The Historical and Geological Insights
It is believed that the ice cap, Vatnajökull, started forming 2500 years ago. Some things or assemblies used the area for sheep grazing, particularly Skaftafell. Hunting for seals and collecting bird eggs were the sources of farmers’ livelihood in earlier times. There were several political disturbances during the centuries.
Vatnajökull covers 8100 square kilometers. On average, the ice is 600-900 meters thick. The dramatic ice cap hides beneath mountains and volcanoes including Grímsvötn and Bárðarbunga. Iceland’s highest peak, Hvannadalshnúkur, is located on the southern periphery. It towers at a height of 2109 meters.
Things to Explore Here
You can find new ice caves in Vatnajokull that are formed every year with the melting ice. You can be a part of numerous caving and ice-climbing tours that happen every winter season. You can access the natural ice caves between November to the end of March every year. Some tours also start in mid-October. There are other memorable and incredible attractions such as the tallest mountain top and highest waterfall. There are multiple canyons and lagoons to discover. Iceland’s tallest waterfall, Morsárfoss is a relatively new part of the park and difficult to reach. In this way, the park is a perfect spot to discover something new every time you come. It is full of thrills and natural miracles.

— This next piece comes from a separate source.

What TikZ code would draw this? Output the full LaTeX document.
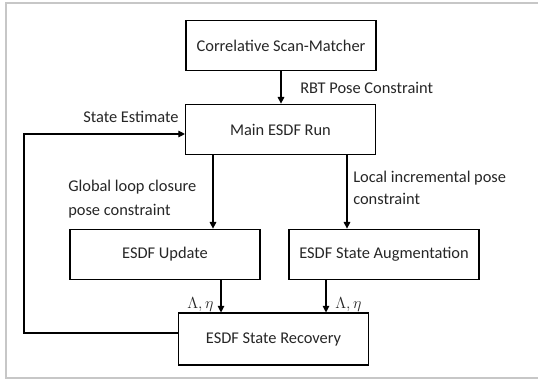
\documentclass[tikz,border=0pt]{standalone}
\usepackage{fontspec}
\setmainfont{Carlito}
\usetikzlibrary{arrows.meta}
\begin{document}
\begin{tikzpicture}[x=0.75pt,y=-0.75pt,
  box/.style={draw=black,line width=0.8pt,minimum width=142.5pt,minimum height=38pt,inner sep=0pt,font=\fontsize{12.3}{14}\selectfont,text=black!85},
  lbl/.style={anchor=west,inner sep=0pt,font=\fontsize{12.3}{14}\selectfont,text=black!85},
  arr/.style={line width=0.8pt,-{Triangle[width=5pt,length=5pt]}},
  ln/.style={line width=0.8pt}]
\useasboundingbox (0,0) rectangle (538,381);
\draw[draw=black!22,line width=0.9pt] (538,3) -- (6,3) -- (6,378) -- (538,378);
\node[box] (scan) at (281,45.5) {Correlative Scan-Matcher};
\node[box] (main) at (280.5,129.5) {Main ESDF Run};
\node[box] (upd) at (165,254.5) {ESDF Update};
\node[box] (aug) at (384,254.5) {ESDF State Augmentation};
\node[box,minimum height=39pt] (rec) at (273.5,339) {ESDF State Recovery};
\coordinate (a1) at (213,0);
\coordinate (a2) at (347,0);
\coordinate (a3) at (221,0);
\coordinate (a4) at (326,0);
\coordinate (fb1) at (24,333);
\coordinate (fb2) at (24,134);
\draw[arr] (scan.south) -- (scan.south |- main.north);
\draw[arr] (main.south -| a1) -- (upd.north -| a1);
\draw[arr] (main.south -| a2) -- (aug.north -| a2);
\draw[arr] (upd.south -| a3) -- (rec.north -| a3);
\draw[arr] (aug.south -| a4) -- (rec.north -| a4);
\draw[arr] (rec.west |- fb1) -- (fb1) -- (fb2) -- (main.west |- fb2);
\node[lbl] (rbt) at (300,88) {RBT Pose Constraint};
\node[lbl] (se) at (83,117) {State Estimate};
\node[lbl,align=left,font=\fontsize{12.3}{18}\selectfont] (glc) at (68,199) {Global loop closure\\pose constraint};
\node[lbl,align=left,font=\fontsize{12.3}{16.5}\selectfont] (lip) at (353,188) {Local incremental pose\\constraint};
\node[lbl] (le1) at (187,305) {$\Lambda,\eta$};
\node[lbl] (le2) at (335,305) {$\Lambda,\eta$};
\end{tikzpicture}
\end{document}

There are four divisions- North, South, East, and West. You will find Askja Caldera in the north-western section of Vatnajökull. Jökulsárgljúfur canyon and portions of Jökulsá á Fjöllum are also there. A campsite and visitor’s center is situated near the horse-shaped canyon of Ásbyrgi. Nearby you will also find Dettifoss and Selfoss waterfalls. There is a second campsite in Vesturdalur for visitors. Towards the park’s western section, visitors will find Langisjór, the southwest corner of Vatnajökull. There are Lakagígar craters and an information center, near the town of Kirkjubæjarklaustur. The southern section reaches across Vatnajökull’s southeast, from Lómagnúpur mountain to Lónsöræfi. The Eastern section involves northeast Vatnajökull, along with sections of the Snæfellsöræfi hiking area and the beautiful Kverkfjöll mountains.

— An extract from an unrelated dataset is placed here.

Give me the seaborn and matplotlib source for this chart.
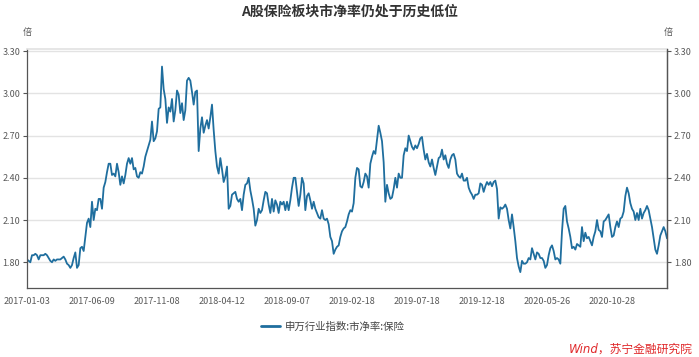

Jökulsárlón is among the best attractions in the park. It is a mesmerizing lagoon embellished with aquamarine icebergs. The Diamond Beach is another notable sight, where the icebergs meet the ocean. By the coastline, visitors can see a playful seal colony. This spot offers such energetic vibes that will stay in your memory for a long time. Skaftafell Nature Reserve is also considered one of the best locations in the National Park. Skaftafell includes breathtaking views of the glacier, some great hiking routes and one of the best campsites in the country.
Some Useful Information
In the campsites at Vatnajökull National Park, you are not allowed to play loud music, keeping the noise at a bare minimum. Only minimal alcohol consumption is encouraged during the night. Creating a mess and dropping litter at the site is not considered respectable in the country. You can accompany your pet to the campsites but no mess or noise will be tolerated by the authorities.
Travel slowly and maintain a list of places that you do not want to miss. These National Parks have so many attractions but you may not have time for all of it. Accompanying children to parks is always a good idea. Just ensure that they are kept away from difficult and dangerous terrains.
Ensure that you keep the areas neat. These National Parks are highly respected and have the authorities to maintain them. They are formed for the protection of wildlife and nature. Hence, you are expected to follow all the rules and regulations. Apart from this, let your spirits run free and explore as many places as you can.